Prompt. Retype nothing but the lines from the start of the material up to and including the line with "return Path(verts, codes)". Pictures don't belong in the copy.

Dataset section.
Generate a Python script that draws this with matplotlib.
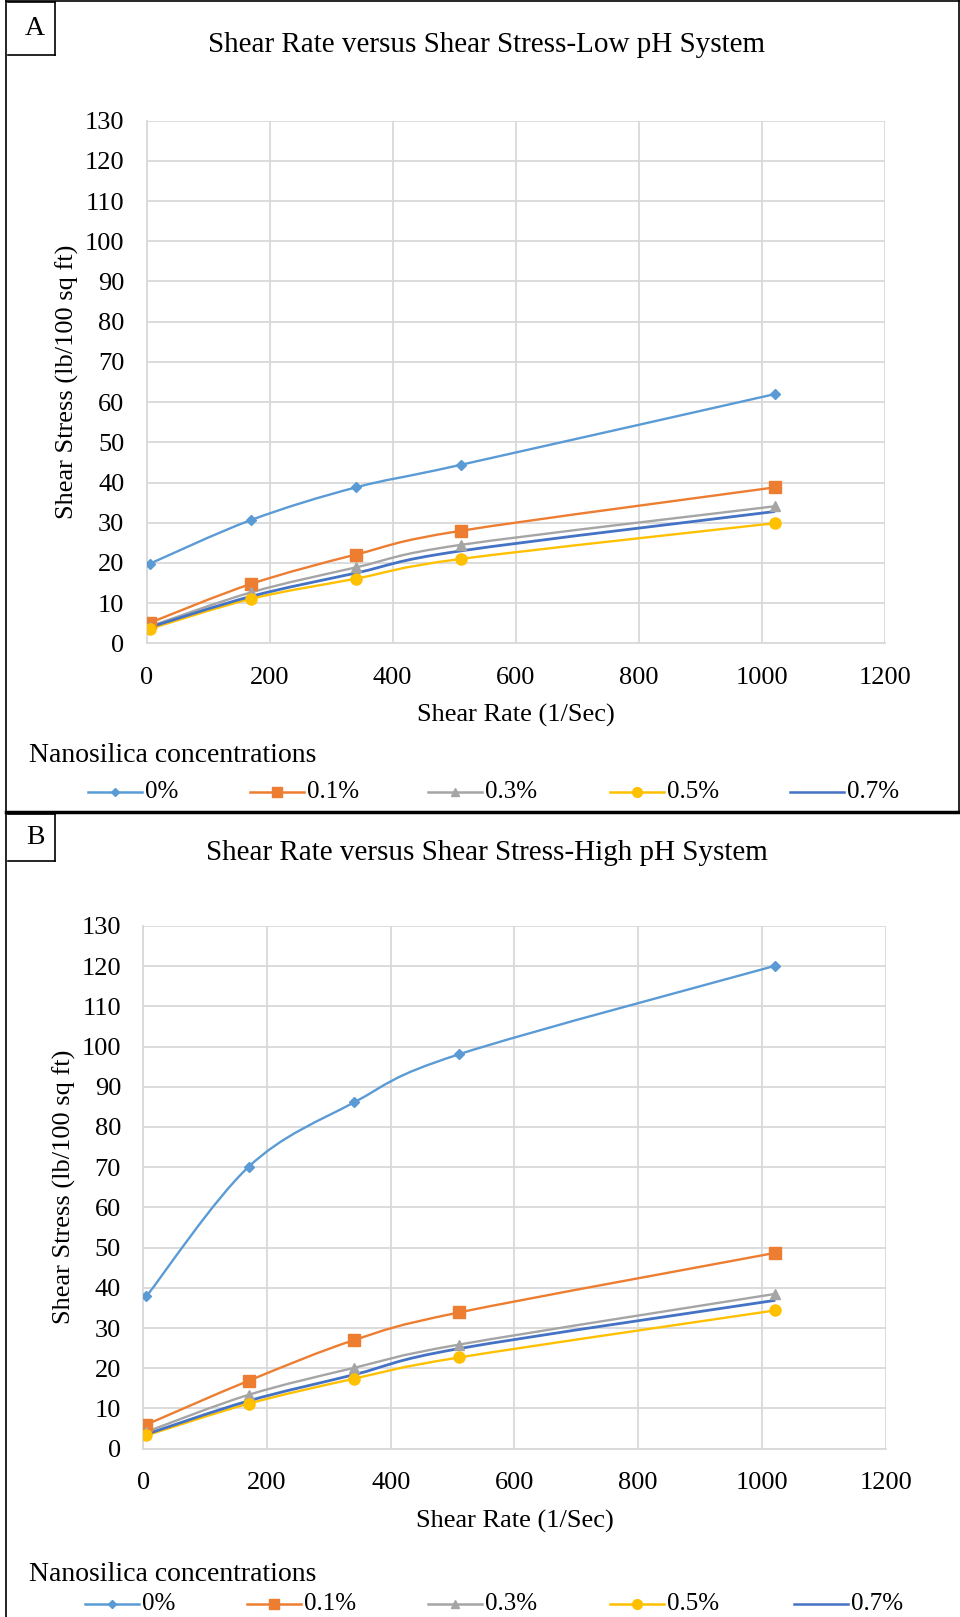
import numpy as np
import matplotlib
matplotlib.use("Agg")
import matplotlib.pyplot as plt
from matplotlib.path import Path
from matplotlib.patches import PathPatch
from matplotlib.lines import Line2D

plt.rcParams['font.family'] = ['Liberation Serif', 'DejaVu Serif']

# shear rates (1/sec)
shear_rate = [5.11, 170.3, 340.6, 510.9, 1021.8]
labels = ['0%', '0.1%', '0.3%', '0.5%', '0.7%']

# low pH system
low_0 = [19.8, 30.7, 38.8, 44.4, 62.0]
low_01 = [5.1, 14.8, 22.1, 28.0, 38.8]
low_03 = [4.2, 12.7, 18.9, 24.5, 34.1]
low_05 = [3.6, 11.1, 16.1, 21.0, 29.9]
low_07 = [4.0, 11.7, 17.5, 23.0, 32.8]

# high pH system
high_0 = [37.9, 70.1, 86.1, 98.1, 120.1]
high_01 = [6.0, 16.9, 27.0, 33.9, 48.7]
high_03 = [4.2, 13.4, 20.1, 25.9, 38.5]
high_05 = [3.3, 11.2, 17.4, 22.7, 34.4]
high_07 = [3.6, 11.9, 18.4, 24.9, 36.9]

colors = ['#5B9BD5', '#ED7D31', '#A5A5A5', '#FFC000', '#4472C4']
markers = ['D', 's', '^', 'o', None]
msizes = [5, 8, 7, 8, 0]


def smooth_path(x, y):
    # excel-like smoothed line: catmull-rom as cubic bezier segments
    x = np.asarray(x, float)
    y = np.asarray(y, float)
    pts = np.column_stack([x, y])
    n = len(pts)
    verts = [pts[0]]
    codes = [Path.MOVETO]
    for i in range(n - 1):
        p0 = pts[i - 1] if i > 0 else pts[i]
        p1 = pts[i]
        p2 = pts[i + 1]
        p3 = pts[i + 2] if i + 2 < n else pts[i + 1]
        c1 = p1 + (p2 - p0) / 6.0
        c2 = p2 - (p3 - p1) / 6.0
        verts += [c1, c2, p2]
        codes += [Path.CURVE4] * 3
    return Path(verts, codes)


def draw_panel(ax, series):
    for vals, c, m, ms in zip(series, colors, markers, msizes):
        lw = 2.0 if c == '#4472C4' else 1.7
        ax.add_patch(PathPatch(smooth_path(shear_rate, vals), fill=False,
                               edgecolor=c, lw=lw, zorder=3))
        if m is not None:
            ax.plot(shear_rate, vals, ls='none', marker=m, ms=ms, color=c,
                    zorder=4)
    ax.set_xlim(0, 1200)
    ax.set_ylim(0, 130)
    ax.set_xticks(range(0, 1201, 200))
    ax.set_yticks(range(0, 131, 10))
    ax.grid(True, color='#D9D9D9', lw=1.3)
    ax.set_axisbelow(True)
    for s in ['top', 'right']:
        ax.spines[s].set_visible(False)
    for s in ['left', 'bottom']:
        ax.spines[s].set_color('#D9D9D9')
        ax.spines[s].set_linewidth(1.3)
    ax.tick_params(length=0, labelsize=19)
    ax.tick_params(axis='x', pad=17)
    ax.tick_params(axis='y', pad=16)
    ax.set_xlabel('Shear Rate (1/Sec)', fontsize=19, labelpad=11)
    ax.set_ylabel('Shear Stress (lb/100 sq ft)', fontsize=19, labelpad=4)


fig = plt.figure(figsize=(9.6, 16.17), dpi=100)
W, H = 960.0, 1617.0

def fx(px):
    return px / W

def fy(py):
    return 1 - py / H

axA = fig.add_axes([fx(146.5), fy(643.4), fx(884.6 - 146.5), (643.4 - 120.6) / H])
axB = fig.add_axes([fx(143.3), fy(1448.7), fx(885.6 - 143.3), (1448.7 - 925.9) / H])

draw_panel(axA, [low_0, low_01, low_03, low_05, low_07])
draw_panel(axB, [high_0, high_01, high_03, high_05, high_07])

fig.text(fx(487), fy(45), 'Shear Rate versus Shear Stress-Low pH System',
         ha='center', va='center', fontsize=21)
fig.text(fx(487), fy(853), 'Shear Rate versus Shear Stress-High pH System',
         ha='center', va='center', fontsize=21)

# frames
def fline(x0, y0, x1, y1, lw=1.2):
    fig.add_artist(Line2D([fx(x0), fx(x1)], [fy(y0), fy(y1)], color='black',
                          lw=lw))

fline(6, 1, 959, 1)
fline(6, 1, 6, 1617)
fline(959, 1, 959, 812)
fline(6, 812, 960, 812, lw=2.5)

# panel letter boxes
for letter, y0, y1 in [('A', 2, 55), ('B', 814, 861)]:
    fline(8, y0, 55, y0)
    fline(55, y0, 55, y1)
    fline(8, y1, 55, y1)
    fig.text(fx(35), fy((y0 + y1) / 2), letter, ha='center', va='center',
             fontsize=20)

# legends
def legend(title_y, entry_y, starts):
    fig.text(fx(29), fy(title_y), 'Nanosilica concentrations', ha='left',
             va='center', fontsize=20)
    for lab, c, m, ms, x0 in zip(labels, colors, markers, msizes, starts):
        x1 = x0 + 54
        fig.add_artist(Line2D([fx(x0), fx(x1)], [fy(entry_y)] * 2, color=c,
                              lw=1.8))
        if m is not None:
            fig.add_artist(Line2D([fx((x0 + x1) / 2)], [fy(entry_y)],
                                  marker=m, ms=ms - 1, color=c, ls='none'))
        fig.text(fx(x1 + 3), fy(entry_y), lab, ha='left', va='center',
                 fontsize=18)

legend(756, 792, [88, 250, 428, 610, 790])
legend(1574, 1604, [85, 247, 428, 610, 794])

fig.savefig('out.png', dpi=100)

Complete output.
Generate a Python script that draws this with matplotlib.
import numpy as np
import matplotlib
matplotlib.use("Agg")
import matplotlib.pyplot as plt
from matplotlib.path import Path
from matplotlib.patches import PathPatch
from matplotlib.lines import Line2D

plt.rcParams['font.family'] = ['Liberation Serif', 'DejaVu Serif']

# shear rates (1/sec)
shear_rate = [5.11, 170.3, 340.6, 510.9, 1021.8]
labels = ['0%', '0.1%', '0.3%', '0.5%', '0.7%']

# low pH system
low_0 = [19.8, 30.7, 38.8, 44.4, 62.0]
low_01 = [5.1, 14.8, 22.1, 28.0, 38.8]
low_03 = [4.2, 12.7, 18.9, 24.5, 34.1]
low_05 = [3.6, 11.1, 16.1, 21.0, 29.9]
low_07 = [4.0, 11.7, 17.5, 23.0, 32.8]

# high pH system
high_0 = [37.9, 70.1, 86.1, 98.1, 120.1]
high_01 = [6.0, 16.9, 27.0, 33.9, 48.7]
high_03 = [4.2, 13.4, 20.1, 25.9, 38.5]
high_05 = [3.3, 11.2, 17.4, 22.7, 34.4]
high_07 = [3.6, 11.9, 18.4, 24.9, 36.9]

colors = ['#5B9BD5', '#ED7D31', '#A5A5A5', '#FFC000', '#4472C4']
markers = ['D', 's', '^', 'o', None]
msizes = [5, 8, 7, 8, 0]


def smooth_path(x, y):
    # excel-like smoothed line: catmull-rom as cubic bezier segments
    x = np.asarray(x, float)
    y = np.asarray(y, float)
    pts = np.column_stack([x, y])
    n = len(pts)
    verts = [pts[0]]
    codes = [Path.MOVETO]
    for i in range(n - 1):
        p0 = pts[i - 1] if i > 0 else pts[i]
        p1 = pts[i]
        p2 = pts[i + 1]
        p3 = pts[i + 2] if i + 2 < n else pts[i + 1]
        c1 = p1 + (p2 - p0) / 6.0
        c2 = p2 - (p3 - p1) / 6.0
        verts += [c1, c2, p2]
        codes += [Path.CURVE4] * 3
    return Path(verts, codes)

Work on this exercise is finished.